Xflow Raises $16.6M for India Payments
Bangalore-based Xflow Payments has closed a $16.6M Series A to expand its cross-border payments platform. The company found its wedge by building an API-first solution to simplify complex FX and compliance workflows for India's growing cohort of tech and SaaS exporters.
The funding round was led by General Catalyst, with notable participation from existing investors Stripe and Lightspeed, and new investor PayPal Ventures. This makes Xflow the first Indian fintech to be backed by both Stripe and PayPal, a significant vote of confidence from two of the world's largest payments platforms. The all-equity Series A brings Xflow's total funding to over $32 million and gives the company a post-money valuation of $85 million. Xflow was founded in 2021 by former Stripe colleagues Anand Balaji, Ashwin Bhatnagar, and Abhijit Chandrasekaran. Their insider experience revealed that for Indian businesses, cross-border B2B payments were "stuck in a different age compared to UPI," plagued by slow bank wires, opaque fees, and cash flow uncertainty. This friction for exporters and SaaS companies created the opening for an infrastructure-first approach. Instead of a consumer-facing app, Xflow provides APIs that let platforms and exporters embed international payment capabilities directly into their own products.

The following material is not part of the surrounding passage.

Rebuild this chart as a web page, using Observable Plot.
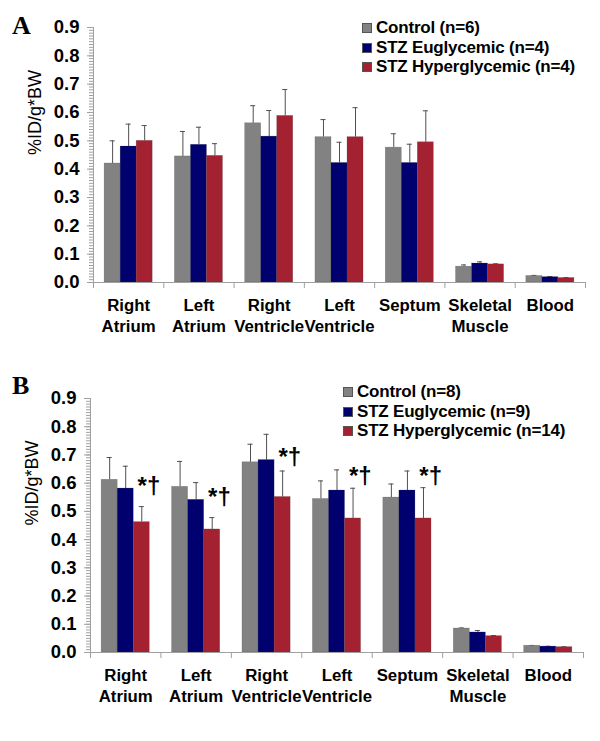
<!DOCTYPE html>
<html>
<head>
<meta charset="utf-8">
<script src="https://cdn.jsdelivr.net/npm/d3@7"></script>
<script src="https://cdn.jsdelivr.net/npm/@observablehq/plot@0.6"></script>
<style>
  body { margin: 0; background: #fff; font-family: "Liberation Sans", Arial, sans-serif; }
  #wrap { position: relative; width: 600px; height: 741px; }
  .panel { position: absolute; left: 0; width: 600px; }
  .letter { position: absolute; font-family: "Liberation Serif", "Times New Roman", serif; font-weight: bold; font-size: 26px; line-height: 26px; }
  .legend { position: absolute; font-weight: bold; font-size: 17px; line-height: 19.5px; white-space: nowrap; letter-spacing: -0.2px; }
  .legend .sw { display: inline-block; width: 10px; height: 10px; margin-right: 4px; vertical-align: 0px; border: 0.5px solid #555; box-sizing: border-box; }
</style>
</head>
<body>
<div id="wrap">
  <div class="panel" id="panelA" style="top:0;height:350px"></div>
  <div class="panel" id="panelB" style="top:350px;height:391px"></div>
  <div class="letter" style="left:12px;top:13px">A</div>
  <div class="letter" style="left:12px;top:373px">B</div>
  <div class="legend" id="legA" style="left:362px;top:18px"></div>
  <div class="legend" id="legB" style="left:343px;top:382px"></div>
</div>
<script>
// tissues, in drawing order
const categories = ["Right\nAtrium", "Left\nAtrium", "Right\nVentricle", "Left\nVentricle", "Septum", "Skeletal\nMuscle", "Blood"]
const colors = ["#828282", "#00006e", "#a32131"]

// panel A  (mean and upper error)
const legendA = ["Control (n=6)", "STZ Euglycemic (n=4)", "STZ Hyperglycemic (n=4)"]
const ctrlA = [0.420, 0.445, 0.562, 0.513, 0.476, 0.056, 0.023]
const ctrlAErr = [0.080, 0.088, 0.062, 0.062, 0.049, 0.006, 0.002]
const euA = [0.480, 0.486, 0.515, 0.422, 0.422, 0.067, 0.019]
const euAErr = [0.079, 0.062, 0.092, 0.073, 0.066, 0.006, 0.002]
const hyA = [0.500, 0.447, 0.588, 0.513, 0.495, 0.064, 0.016]
const hyAErr = [0.054, 0.043, 0.093, 0.104, 0.111, 0.002, 0.001]

// panel B
const legendB = ["Control (n=8)", "STZ Euglycemic (n=9)", "STZ Hyperglycemic (n=14)"]
const ctrlB = [0.612, 0.587, 0.674, 0.544, 0.549, 0.085, 0.024]
const ctrlBErr = [0.079, 0.090, 0.064, 0.064, 0.048, 0.002, 0.001]
const euB = [0.581, 0.541, 0.682, 0.574, 0.574, 0.071, 0.021]
const euBErr = [0.079, 0.061, 0.091, 0.073, 0.069, 0.007, 0.001]
const hyB = [0.462, 0.436, 0.551, 0.475, 0.475, 0.058, 0.019]
const hyBErr = [0.055, 0.042, 0.092, 0.107, 0.109, 0.002, 0.001]

// significance marks in B (category index, height of the mark)
const sigIndex = [0, 1, 2, 3, 4]
const sigY = [0.59, 0.55, 0.69, 0.625, 0.625]

const barStart = 0.158, barW = 0.228, cap = 0.036

function rows(series) {
  let out = []
  series.forEach(([vals, errs], j) => {
    vals.forEach((v, i) => out.push({i, j, value: v, top: v + errs[i]}))
  })
  return out
}

function panel({data, height, marginTop, marginBottom, marginLeft, marginRight, sig}) {
  const left = d => d.i + barStart + d.j * barW
  const mid = d => left(d) + barW / 2
  let marks = [
    Plot.ruleX(data, {x: mid, y1: "value", y2: "top", stroke: "#505050", strokeWidth: 1}),
    Plot.ruleY(data, {y: "top", x1: d => mid(d) - cap, x2: d => mid(d) + cap, stroke: "#505050", strokeWidth: 1}),
    Plot.rectY(data, {x1: left, x2: d => left(d) + barW, y: "value", fill: d => d.j, stroke: "#444", strokeWidth: 0.5, strokeOpacity: 0.4}),
    Plot.ruleY([0], {stroke: "#a0a0a0"}),
    Plot.ruleX([0], {stroke: "#a0a0a0"}),
    Plot.axisX({ticks: d3.range(8), tickSize: 6, tickFormat: () => "", stroke: "#a0a0a0"}),
    Plot.axisY({ticks: d3.range(91).map(k => k / 100), tickSize: 4, tickFormat: () => "", stroke: "#a0a0a0"}),
    Plot.axisY({ticks: d3.range(10).map(k => k / 10), tickSize: 6, tickPadding: 8, tickFormat: d3.format(".1f"),
      stroke: "#a0a0a0", fill: "#000", fontSize: 18.5, fontWeight: "bold"}),
    Plot.text(categories, {x: (d, i) => i + 0.5, frameAnchor: "bottom", lineAnchor: "top", dy: 14,
      fontSize: 16.8, fontWeight: "bold", lineHeight: 1.25, fill: "#000"}),
    Plot.text(["%ID/g*BW"], {frameAnchor: "left", rotate: -90, dx: -58, fontSize: 18, fill: "#000"})
  ]
  if (sig) marks.push(Plot.text(sigIndex, {x: d => d + 0.83, y: (d, k) => sigY[k], text: () => "*†",
    fontSize: 24, fontWeight: "bold", fill: "#000", lineAnchor: "middle"}))
  return Plot.plot({
    width: 600, height, marginTop, marginBottom, marginLeft, marginRight,
    style: {fontFamily: "Liberation Sans, Arial, sans-serif", background: "#fff", overflow: "visible"},
    x: {domain: [0, 7]},
    y: {domain: [0, 0.9]},
    color: {type: "ordinal", domain: [0, 1, 2], range: colors},
    marks
  })
}

function legend(id, labels) {
  d3.select(id).selectAll("div").data(labels).join("div")
    .html((d, j) => `<span class="sw" style="background:${colors[j]}"></span>${d}`)
}

d3.select("#panelA").append(() => panel({
  data: rows([[ctrlA, ctrlAErr], [euA, euAErr], [hyA, hyAErr]]),
  height: 350, marginTop: 27, marginBottom: 68, marginLeft: 93, marginRight: 15
}))
d3.select("#panelB").append(() => panel({
  data: rows([[ctrlB, ctrlBErr], [euB, euBErr], [hyB, hyBErr]]),
  height: 391, marginTop: 48, marginBottom: 89, marginLeft: 90, marginRight: 17, sig: true
}))
legend("#legA", legendA)
legend("#legB", legendB)
</script>
</body>
</html>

This strategy targets the developer experience, abstracting away the complexities of currency conversion, compliance, and multi-day settlement delays. The company serves as a crucial infrastructure provider for other fintechs like Drip Capital and Easebuzz. A key differentiator is Xflow's AI-driven foreign exchange tool for finance teams. The feature allows businesses to set target conversion rates, similar to a limit order in financial markets, rather than accepting whatever rate a bank offers. Xflow claims this tool has helped clients earn an additional 8-10 paise per dollar on their transactions. The new capital coincides with Xflow securing final approval from the Reserve Bank of India for a Payment Aggregator–Cross Border (PA-CB) license covering both exports and imports. This dual authorization is a significant regulatory moat, strengthening its market position and expanding its operational scope beyond just export collections. The company has seen significant traction, experiencing tenfold growth in 2025 and processing nearly $1 billion in annualized cross-border payment volume. It now serves nearly 15,000 businesses, including SaaS companies, global capability centers, and IT service exporters, enabling them to receive payments from over 100 countries in more than 25 currencies.